What might surprise people about the show? 

That there are a lot of ghost stories in the ballet canon (read about a few here); that PNB’s production of Giselle features unique-to-Seattle sets and costumes (read about them here); and that Giselle is one of the most popular ballets of all time.

The show’s mood is fairly happy in the first act, and spooky in the second half. (Spoiler alert: She’s dead!)

If your show were making a New Year’s resolution, what would it be? 

If Giselle the person (not the ballet) were making a New Year’s resolution, it would be to not fall in love with a dude who’s hiding his true identity. Also, don’t dance too hard if you have a bad heart.

Who will love it? 

Balletomanes, goths, the lovelorn, lovers, dance historians, and ghosts.


Show info and tickets here. Pay-what-you-choose tickets available for the 2/9 (Thursday) performance, 90 minutes before showtime; see info here. Venue accessibility info here, and social narrative guide (with Sensory Access) here. Streaming version also available.  

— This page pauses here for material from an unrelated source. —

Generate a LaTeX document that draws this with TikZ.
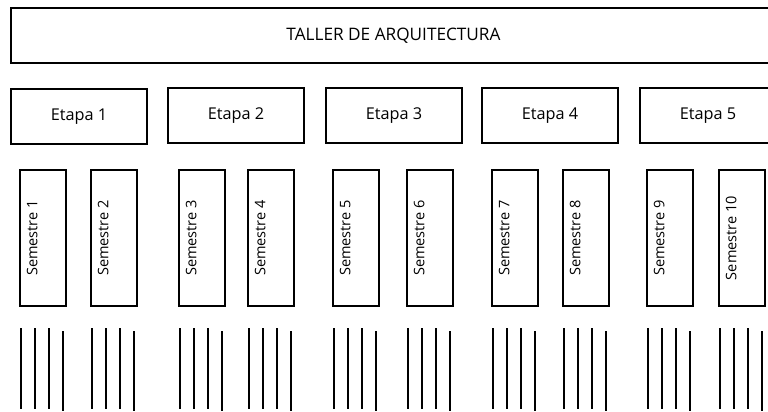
\documentclass[tikz,border=0pt]{standalone}
\usepackage{fontspec}
\setmainfont{Open Sans}
\usepackage{tikz}
\usetikzlibrary{calc}
\newcommand{\px}{0.75pt}

\begin{document}
\begin{tikzpicture}[x=\px,y=-\px,line width=1pt,
	taller/.style={draw, minimum width=765*\px, minimum height=55*\px, font=\fontsize{12.9}{15}\selectfont},
	etapa/.style={draw, minimum width=136*\px, minimum height=55*\px, font=\fontsize{12.2}{14}\selectfont},
	sembox/.style={draw, rotate=90, minimum width=136*\px, inner xsep=0pt, inner ysep=0pt,
		text height=13pt, text depth=21.5pt, font=\fontsize{10.9}{13}\selectfont}]
	\useasboundingbox (0,0) rectangle (768,411);
	\clip (0,0) rectangle (768,411);

	\node[taller] (taller) at (393.5,35.5) {TALLER DE ARQUITECTURA};

	\foreach \l/\t [count=\n] in {11/89,168/88,326/88,482/88,640/88}
		\node[etapa] (e\n) at (\l+68,\t+27.5) {Etapa \n};

	\foreach \l [count=\n] in {20,91,179,248,333,407,492,563,647,719}{
		\node[sembox] (s\n) at (\l+23,238) {Semestre \n};
		\foreach \i in {0,1,2}
			\draw (\l+1+14*\i,328) -- (\l+1+14*\i,409);
		\draw (\l+43,331) -- (\l+43,411);
	}

	\end{tikzpicture}
\end{document}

On the horizon: Boundless (3/17-26); Snow White (PNB School, 3/19-25)



Tacoma City Ballet & Tacoma Opera: Carmina Burana 

Companies combine for one epic of dance and music
Performs February 11-12 (matinees) at Pantages Theater (Tacoma)

What’s special about your year-opening show?

Carmina Burana. Photo courtesy of Tacoma City Ballet.

This is not your average ballet, as it begins with dancers suspended on horizontal crosses 15 feet above the stage. They’re joined by the Tacoma City Ballet Orchestra, Tacoma Opera soloists (soprano Anna Galvis, baritone Darrell Jordan, and tenor Robert McPherson), the Pacific Lutheran University Choral Union, and the Vivace Treble Choir.

What is the mood of the show?

Carmina Burana covers a range of moods — exciting, peaceful, exhilarating, joyous.

Why did you select it for your season? 

Carmina Burana was selected to celebrate the 30th birthday of this renowned neo-classical ballet. Throughout the years it has become one of Tacoma City Ballet’s signature works.


Show info and tickets here.

On the horizon: Pinocchio (Tacoma City Ballet & Orchestra, 3/25-26); Tacoma Method (Tacoma Opera, 3/31-4/2) 


Central District Forum for Arts & Ideas: Showing Out – 10th Anniversary  

Performs January 21 at Axis (Seattle – Pioneer Square)

A celebration of the series centering Black choreographers and dancers, with food and drinks.

Show info and tickets here


Coriolis Dance: Wielding Forms Dance Festival

Performs January 21 at Yaw Theater (Seattle – Georgetown)

A program of new works, featuring Kyrin Grey, Nicole Cardona, Shenandoah Harris, and Meredith Pellon.

Show info and tickets here


Velocity Dance Center: Bridge Project 2023 

Performs January 26-28 at Base (Seattle – Georgetown)

A program of new works, featuring Nicole Cardona, Maia Melene Durfee, and Symone Sanz.

Show info and tickets here

On the horizon: Sean Dorsey Dance (3/2-5); Gabrielle Civil (3/9-11); claire barrera (3/17-19); Made in Seattle: Black Collectivity (3/30-4/8) 


Jerboa Dance: Unhinge

Performs February 3-11 at Yaw Theater (Seattle – Georgetown)

A modern dance show exploring the labels and boxes too small to hold our whole selves, featuring a cyr wheel, magician, and violin.

Show info and tickets here


Base Residency Open House: NEVE & Rana San

Performs February 25 at Base (Seattle – Georgetown)

A presentation of work created at the artists’ residency.

Free to attend; show info here

On the horizon: 12 Minutes Max (3/19-20) 



On the Radar: Top Touring Picks Further Out  


Kidd Pivot: Resistor @ The Paramount Theatre  
Kidd Pivot performs in ‘Revisor’ by Crystal Pite. Photo by Michael Slobodian.

Performs March 1 only
In Downtown Seattle

Dynamic, intense, breathtaking, and theatrical are some of the most apt descriptors of works by Crystal Pite, the choreographer responsible for some of Pacific Northwest Ballet’s most enthralling shows of late (Plot Point, The Seasons’ Canon).

Whether you caught those or not — and I hope you did — Pite’s own company (Kidd Pivot) is coming to town, and this is one to watch.

Co-presented by Seattle Theatre Group and On the Boards. Show info and tickets here.


Les Ballets Trockadero de Monte Carlo @ Pantages Theater 

Performs March 9 only
In Tacoma

When it comes to ballet, Les Ballets Trockadero (the “Trocks”) are about as playful as it gets — a great night out for the ballet lover and introduction for the ballet-reluctant alike.

An all-male troupe of dancers in drag, the “comic ballet company” was founded in the mid-’70s to showcase “the astounding fact that men can, indeed, dance en pointe without falling flat on their faces.” These days, they’re an established touring act, performing ballet and modern dance.

Presented by Tacoma Arts Live. Show info and tickets here


Responses have been condensed and edited for clarity.